When someone uses a GPS receiver, the device finds the four nearest satellites in the GPS constellation and asks each one a pair of simple questions: Where are you? And: What time is it? The receiver uses that information to calculate its own position with a high degree of accuracy. In a mathematics textbook, just three satellites would be sufficient to get a reading, but in a real world filled with imprecision, the fourth satellite is used to increase accuracy.
The key pieces of equipment in the GPS system are the pair of atomic clocks that each satellite carries. Satellites travel in well-defined and precisely monitored orbits, so if you know a satellite’s orbital path (from data that is measured by ground stations, sent to the satellites, and relayed to users) and the time, you know where it is. And if you know how long it took your signal to reach the satellite, you know how far away it is.
And that’s all you need.
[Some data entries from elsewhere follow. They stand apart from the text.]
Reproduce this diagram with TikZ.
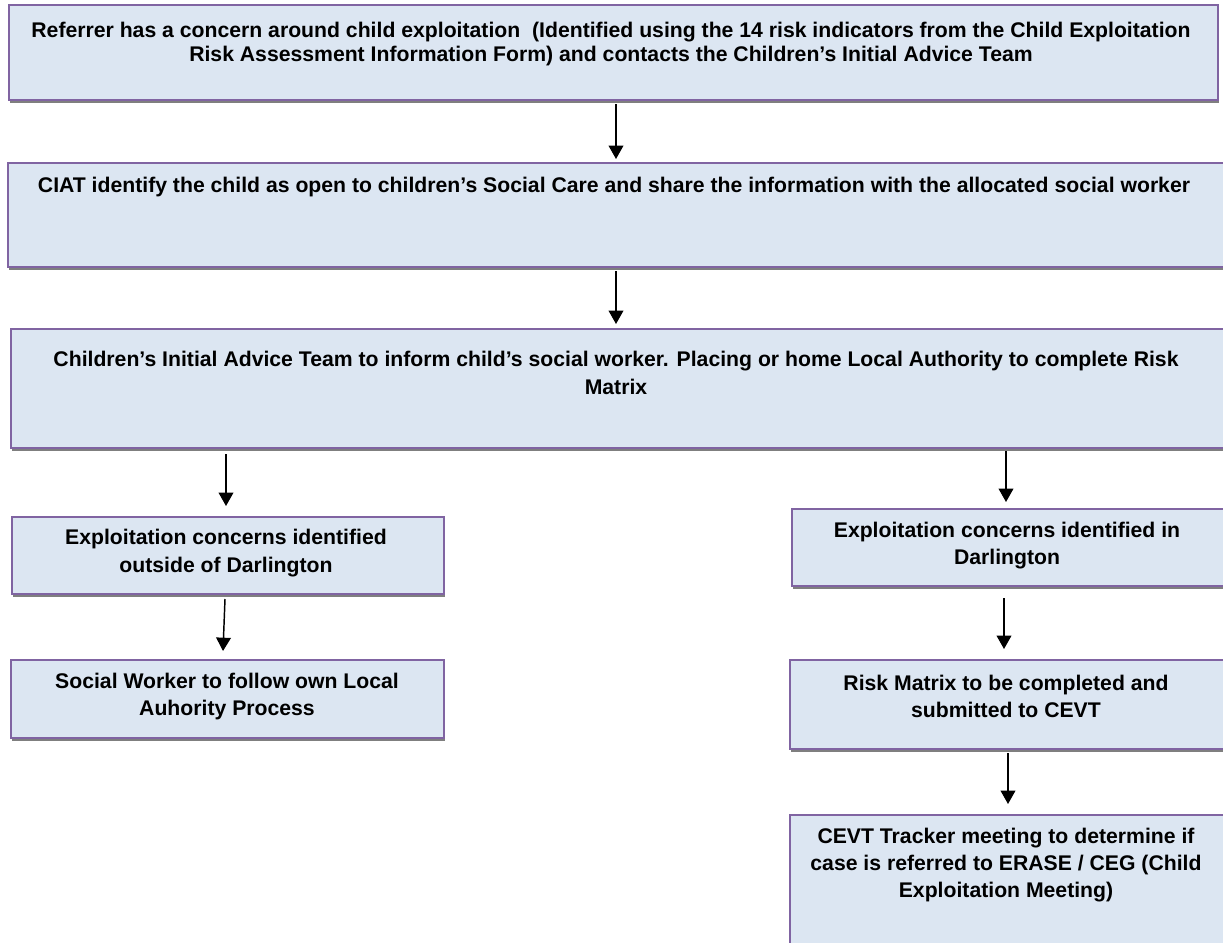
\documentclass[tikz,border=0pt]{standalone}
\usepackage{fontspec}
\setmainfont{Liberation Sans}
\usetikzlibrary{arrows.meta,calc,fit,shadows}
\definecolor{boxfill}{HTML}{DCE6F2}
\definecolor{boxline}{HTML}{8064A2}
\begin{document}
\begin{tikzpicture}[x=0.75pt,y=-0.75pt,
  box/.style={draw=boxline,line width=1.5pt,fill=boxfill,inner sep=0pt,
    drop shadow={shadow xshift=1pt,shadow yshift=-2.5pt,fill=black,opacity=0.5}},
  txt/.style={align=center,inner sep=0pt,font=\bfseries\fontsize{15.9}{20.5}\selectfont},
  arr/.style={line width=1.1pt,-{Triangle[width=11pt,length=10pt]}}]
\useasboundingbox (0,0) rectangle (1223,942);
\clip (0,0) rectangle (1223,942);
% boxes
\node[box,fit={(9,5) (1218,100)}] (b1) {};
\node[box,fit={(8,163) (1228,267)}] (b2) {};
\node[box,fit={(11,329) (1228,448)}] (b3) {};
\node[box,fit={(12,517) (444,594)}] (l1) {};
\node[box,fit={(11,660) (444,738)}] (l2) {};
\node[box,fit={(792,509) (1228,586)}] (r1) {};
\node[box,fit={(790,660) (1228,749)}] (r2) {};
\node[box,fit={(790,815) (1228,960)}] (r3) {};
% texts
\node[txt,font=\bfseries\fontsize{15.9}{18}\selectfont] (t1) at ($(b1.north west)+(603,40)$) {Referrer has a concern around child exploitation\ \ (Identified using the 14 risk indicators from the Child Exploitation\\Risk Assessment Information Form) and contacts the Children’s Initial Advice Team};
\node[txt] (t2) at ($(b2.north west)+(607,25)$) {CIAT identify the child as open to children’s Social Care and share the information with the allocated social worker};
\node[txt] (t3) at ($(b3.north west)+(606,45)$) {Children’s Initial Advice Team to inform child’s social worker. Placing or home Local Authority to complete Risk\\Matrix};
\node[txt] (tl1) at ($(l1.north west)+(215,37)$) {Exploitation concerns identified\\outside of Darlington};
\node[txt] (tl2) at ($(l2.north west)+(217,37.5)$) {Social Worker to follow own Local\\Auhority Process};
\node[txt] (tr1) at ($(r1.north west)+(216,37.5)$) {Exploitation concerns identified in\\Darlington};
\node[txt] (tr2) at ($(r2.north west)+(217,37.5)$) {Risk Matrix to be completed and\\submitted to CEVT};
\node[txt] (tr3) at ($(r3.north west)+(217,51)$) {CEVT Tracker meeting to determine if\\case is referred to ERASE / CEG (Child\\Exploitation Meeting)};
% arrows
\draw[arr] ($(b1.south west)+(608,3)$) -- ($(b2.north west)+(609,-3)$);
\draw[arr] ($(b2.south west)+(609,3)$) -- ($(b3.north west)+(606,-4)$);
\draw[arr] ($(b3.south west)+(216,5)$) -- ($(l1.north west)+(215,-10)$);
\draw[arr] ($(l1.south west)+(214,4)$) -- ($(l2.north west)+(213,-8)$);
\draw[arr] ($(b3.south west)+(996,2)$) -- ($(r1.north west)+(215,-6)$);
\draw[arr] ($(r1.south west)+(213,11)$) -- ($(r2.north west)+(215,-10)$);
\draw[arr] ($(r2.south west)+(219,3)$) -- ($(r3.north west)+(219,-10)$);
\end{tikzpicture}
\end{document}
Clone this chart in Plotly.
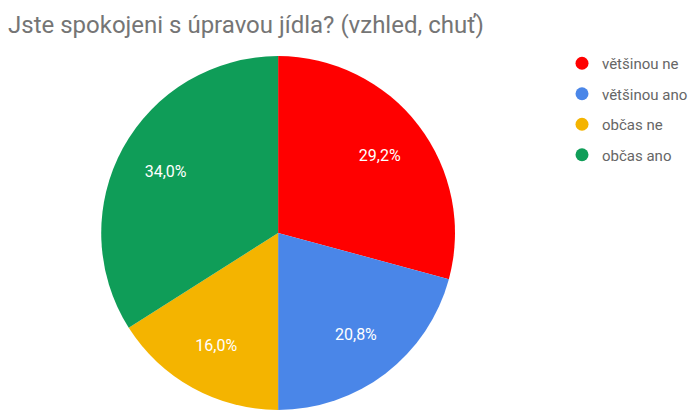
import plotly.graph_objects as go

title_text = "Jste spokojeni s úpravou jídla? (vzhled, chuť)"
categories = ["většinou ne", "většinou ano", "občas ne", "občas ano"]
values = [29.2, 20.8, 16.0, 34.0]
colors = ["#ff0000", "#4a86e8", "#f4b400", "#0f9d58"]

W, H = 693, 411
pie_dom = dict(x=[103 / W, 463 / W], y=[0, 1 - 55 / H])

fig = go.Figure()
# Solid pie (no text)
fig.add_trace(go.Pie(
    labels=categories,
    values=values,
    sort=False,
    direction="clockwise",
    rotation=0,
    marker=dict(colors=colors, line=dict(width=0)),
    textinfo="none",
    hoverinfo="label+percent",
    showlegend=False,
    domain=pie_dom,
))
# Transparent ring overlay that carries the percentage labels further out
fig.add_trace(go.Pie(
    labels=categories,
    values=values,
    sort=False,
    direction="clockwise",
    rotation=0,
    hole=0.45,
    marker=dict(colors=["rgba(0,0,0,0)"] * len(values), line=dict(width=0)),
    texttemplate="%{percent:.1%}",
    textposition="inside",
    insidetextorientation="horizontal",
    textfont=dict(family="Roboto", size=16, color="#ffffff"),
    hoverinfo="skip",
    showlegend=False,
    domain=pie_dom,
))

for i, (cat, col) in enumerate(zip(categories, colors)):
    fig.add_trace(go.Scatter(
        x=[None], y=[None], mode="markers", name=cat,
        marker=dict(color=col, size=13, symbol="circle"),
        legendgroup=f"g{i}", showlegend=True,
    ))

fig.update_layout(
    width=W, height=H,
    margin=dict(l=0, r=0, t=0, b=0),
    paper_bgcolor="#ffffff",
    plot_bgcolor="#ffffff",
    separators=", ",
    font=dict(family="Roboto", color="#757575"),
    title=dict(
        text=title_text,
        x=8 / W, xanchor="left", xref="container",
        y=1 - 25 / H, yanchor="middle", yref="container",
        font=dict(family="Roboto", size=24, color="#757575"),
    ),
    xaxis=dict(visible=False),
    yaxis=dict(visible=False),
    legend=dict(
        x=572 / W, xanchor="left",
        y=1 - 47 / H, yanchor="top",
        font=dict(family="Roboto", size=15, color="#666666"),
        traceorder="grouped",
        tracegroupgap=8,
        bgcolor="rgba(0,0,0,0)",
    ),
)

fig.write_html(
    "out.html",
    config={"displayModeBar": False},
    post_script="document.body.style.margin='0';document.body.style.overflow='hidden';",
)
Microprocessors in the receiver take the four time signals and calculate the user’s position with standard geometrical methods. Since the receiver does not have an ultraprecise atomic clock, there will be some uncertainty in its time readings and thus in the distance readings. That’s where the extra satellite comes in: The receiver corrects its own time up or down until the location comes out the same no matter which subset of three satellites is used.
Obviously, to get an accurate reading, every piece of data must be measured with great precision. An error of one nanosecond—a billionth of a second—translates into an error of about a foot on the ground. The Department of Defense tracks minor perturbations in the satellites’ orbits (from such sources as atmospheric drag and solar radiation) and sends corrections to receivers through the satellites themselves. Other sources of error, less easily corrected, result from waves bouncing off buildings or mountains and interference caused by the earth’s atmosphere.
These inaccuracies can be overcome with Differential GPS (DGPS), in which a fixed receiver with a known location measures its location using GPS and calculates the deviation between the two. The fixed receiver sends the correction factor to other receivers in the area, which adjust their readings accordingly. This explains why GPS data is sometimes quoted with accuracy in feet or yards and sometimes in inches. An uncorrected GPS reading is good to within 20 feet or so, but with DGPS, it can be much more precise.